You should be glad that the SS Trust Fund is buying Uncle Sam's IOUs (ie
Treasury bonds, the most secure investment possible). Otherwise Bush &
Cheney's deficit spending would have to be entirely financed by the
Japanese, Chinese, French, etc etc.
Dave wrote:
You have it just backwards, Doug.
I disagree.
... Think about it for a minute.
I have, for more than that, even.
... If you have a
pension from GM, and you're concerned about whether GM will have the money
to pay it, would you rather your pension fund be invested in GM promissory
notes, or promissory notes of a bunch of other solid companies which are
extremely unlikely to all fail at the same time?

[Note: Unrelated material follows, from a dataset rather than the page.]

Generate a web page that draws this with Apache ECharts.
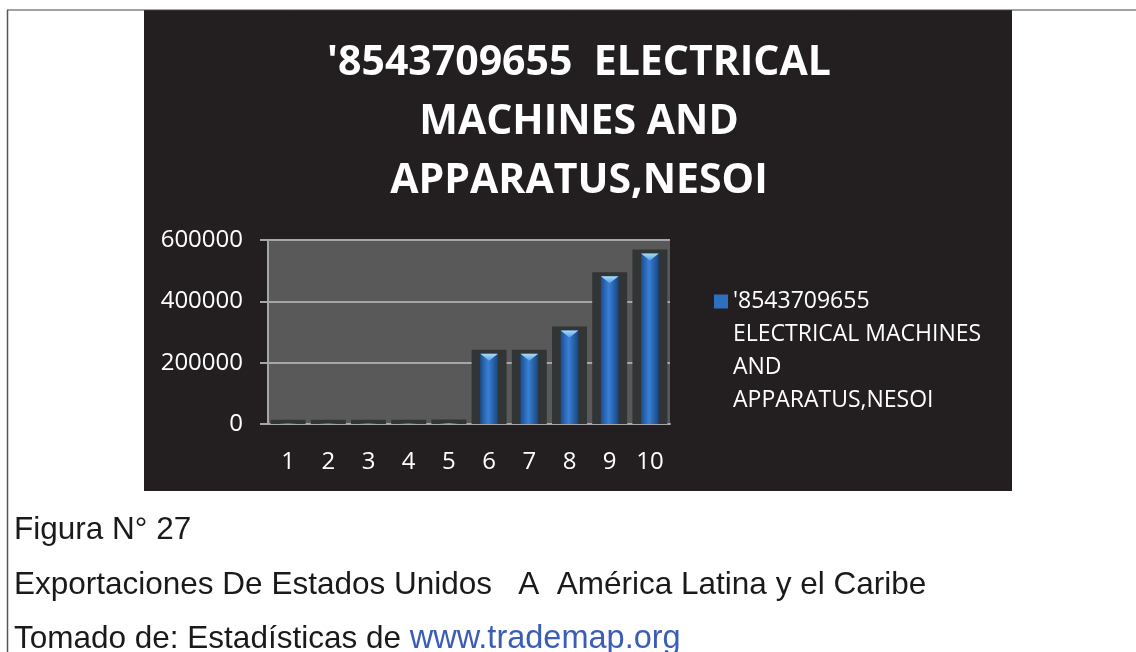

Multiple companies, of course... but how is this relevant? For one
thing, no private company can print it's own money; for another, if
Uncle Sam defaults on our debt we will have a full-blown world-wide
economic crisis to worry about; for a third, Uncle Sam is already the
guarantor of all companies private pension plans already... in fact this
is another impending blow-up...
Congress already answered that question for private pension funds. Their
ability to hold employer securities is extremely limited. If we wanted a
secure investment for the SS money to be sure the money would be there,
rather than a smoke and mirrors system, we'd be lending the excess SS
payments to the Japanese, Chinese, French, Swiss, etc., not to the outfit
that owes the SS benefits anyway.
IMHO you're the one who has it backwards... why would the Japanese,
Chinese, French, Swiss, etc etc pay private US citizens retirement
benefits when they could default at no risk?
The way the current system is set up, default is *very* risky to the
borrower. This should give a great deal of reassurance to those
dependent on the proceeds of that debt.